- _To be done_
Write the lines out again, from the top of the material to the line containing "ax2 = ax.twinx()", pictures excluded.

— start —

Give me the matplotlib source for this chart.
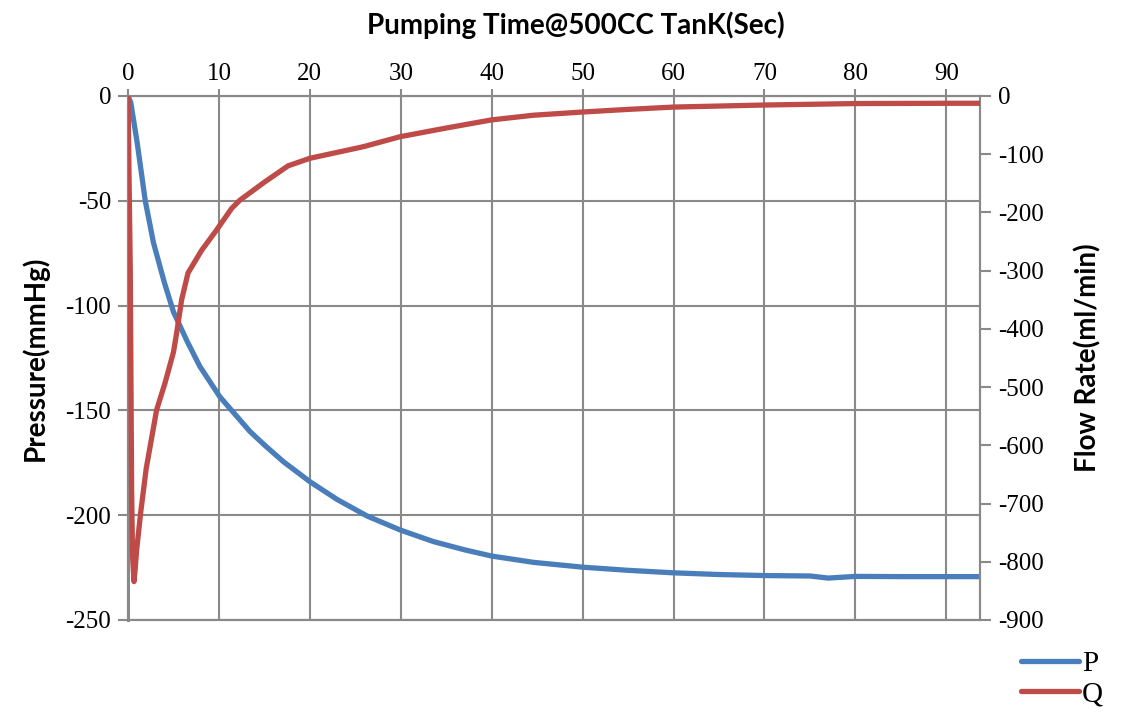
import matplotlib
matplotlib.use("Agg")
import matplotlib.pyplot as plt
from matplotlib.lines import Line2D

plt.rcParams["axes.unicode_minus"] = False

# ---- data ----
t_p = [0, 0.3, 1.0, 1.9, 2.8, 4.0, 5.0, 6.5, 7.9, 10.1, 12.3, 13.4, 15, 17.1, 20, 23,
       26.3, 29.9, 33.6, 37, 40, 44.6, 50, 55, 60, 65, 70, 75, 77, 80, 85, 90, 93.7]
p = [0, -3, -22, -50, -70, -89, -103, -117, -129, -143.5, -154.5, -160, -166.5, -174.5,
     -184, -192.5, -200.4, -207, -212.6, -216.5, -219.5, -222.5, -224.8, -226.3,
     -227.5, -228.3, -228.8, -229, -230, -229.2, -229.3, -229.3, -229.3]

t_q = [0, 0.25, 0.4, 0.5, 0.66, 0.8, 0.95, 1.39, 2.0, 3.15, 4.07, 5.0, 5.35, 5.9,
       6.6, 8.1, 9.75, 11.4, 12.3, 15, 17.6, 20, 25.9, 29.9, 35, 40, 44.6, 50,
       55, 60, 70, 80, 90, 93.7]
q = [0, -300, -680, -790, -834, -810, -780, -716, -640, -539, -493, -440, -407,
     -350, -304, -265, -230, -193, -179, -148, -120, -107, -87, -70, -55, -41,
     -33, -27.5, -23, -19, -15.5, -13, -12.5, -12.5]

x_ticks = [0, 10, 20, 30, 40, 50, 60, 70, 80, 90]
p_ticks = [0, -50, -100, -150, -200, -250]
q_ticks = [0, -100, -200, -300, -400, -500, -600, -700, -800, -900]

BLUE = "#4A7EBB"
RED = "#BE4B48"
GRID = "#898989"
serif = ["Liberation Serif", "DejaVu Serif"]
sans_bold = ["Lato", "DejaVu Sans"]

fig = plt.figure(figsize=(11.26, 7.17), dpi=100)
ax = fig.add_axes([128/1126, 1-620/717, (980-128)/1126, (620-96)/717])
ax2 = ax.twinx()

ax.plot(t_p, p, color=BLUE, lw=3.8, solid_capstyle="round", zorder=3)
ax2.plot(t_q, q, color=RED, lw=3.8, solid_capstyle="round", zorder=3)

ax.set_xlim(0, 93.7)
ax.set_ylim(-250, 0)
ax2.set_ylim(-900, 0)

ax.set_xticks(x_ticks)
ax.set_yticks(p_ticks)
ax2.set_yticks(q_ticks)

ax.xaxis.tick_top()
ax.grid(True, color=GRID, lw=1.5)
ax.set_axisbelow(True)
ax2.grid(False)

for a in (ax, ax2):
    for s in a.spines.values():
        s.set_color(GRID)
        s.set_linewidth(1.5)
ax.spines["left"].set_linewidth(2.2)

ax.tick_params(axis="x", direction="out", length=5, width=1.5, color=GRID,
               pad=3, labelsize=18)
ax.tick_params(axis="y", direction="out", length=7, width=1.5, color=GRID,
               pad=5, labelsize=18)
ax2.tick_params(axis="y", direction="out", length=8, width=1.5, color=GRID,
                pad=5, labelsize=18)
for lab in ax.get_xticklabels() + ax.get_yticklabels() + ax2.get_yticklabels():
    lab.set_fontfamily(serif)

ax.set_ylabel("Pressure(mmHg)", family=sans_bold, fontweight="bold", fontsize=20,
              labelpad=12)
ax2.set_ylabel("Flow Rate(ml/min)", family=sans_bold, fontweight="bold", fontsize=20,
               labelpad=22)
fig.text(576/1126, 1-25/717, "Pumping Time@500CC TanK(Sec)", family=sans_bold,
         fontweight="bold", fontsize=20, ha="center", va="center")

handles = [Line2D([], [], color=BLUE, lw=3.8, solid_capstyle="round"),
           Line2D([], [], color=RED, lw=3.8, solid_capstyle="round")]
fig.legend(handles, ["P", "Q"], loc="center", bbox_to_anchor=(1062/1126, 1-679/717),
           frameon=False, prop={"family": serif, "size": 21}, handlelength=2.0,
           handletextpad=0.1, labelspacing=0.15)

fig.savefig("out.png", dpi=100)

— end —

- _Task solution_
Give me the matplotlib source for this chart.
import matplotlib
matplotlib.use("Agg")
import matplotlib.pyplot as plt
from matplotlib.lines import Line2D

plt.rcParams["axes.unicode_minus"] = False

# ---- data ----
t_p = [0, 0.3, 1.0, 1.9, 2.8, 4.0, 5.0, 6.5, 7.9, 10.1, 12.3, 13.4, 15, 17.1, 20, 23,
       26.3, 29.9, 33.6, 37, 40, 44.6, 50, 55, 60, 65, 70, 75, 77, 80, 85, 90, 93.7]
p = [0, -3, -22, -50, -70, -89, -103, -117, -129, -143.5, -154.5, -160, -166.5, -174.5,
     -184, -192.5, -200.4, -207, -212.6, -216.5, -219.5, -222.5, -224.8, -226.3,
     -227.5, -228.3, -228.8, -229, -230, -229.2, -229.3, -229.3, -229.3]

t_q = [0, 0.25, 0.4, 0.5, 0.66, 0.8, 0.95, 1.39, 2.0, 3.15, 4.07, 5.0, 5.35, 5.9,
       6.6, 8.1, 9.75, 11.4, 12.3, 15, 17.6, 20, 25.9, 29.9, 35, 40, 44.6, 50,
       55, 60, 70, 80, 90, 93.7]
q = [0, -300, -680, -790, -834, -810, -780, -716, -640, -539, -493, -440, -407,
     -350, -304, -265, -230, -193, -179, -148, -120, -107, -87, -70, -55, -41,
     -33, -27.5, -23, -19, -15.5, -13, -12.5, -12.5]

x_ticks = [0, 10, 20, 30, 40, 50, 60, 70, 80, 90]
p_ticks = [0, -50, -100, -150, -200, -250]
q_ticks = [0, -100, -200, -300, -400, -500, -600, -700, -800, -900]

BLUE = "#4A7EBB"
RED = "#BE4B48"
GRID = "#898989"
serif = ["Liberation Serif", "DejaVu Serif"]
sans_bold = ["Lato", "DejaVu Sans"]

fig = plt.figure(figsize=(11.26, 7.17), dpi=100)
ax = fig.add_axes([128/1126, 1-620/717, (980-128)/1126, (620-96)/717])
ax2 = ax.twinx()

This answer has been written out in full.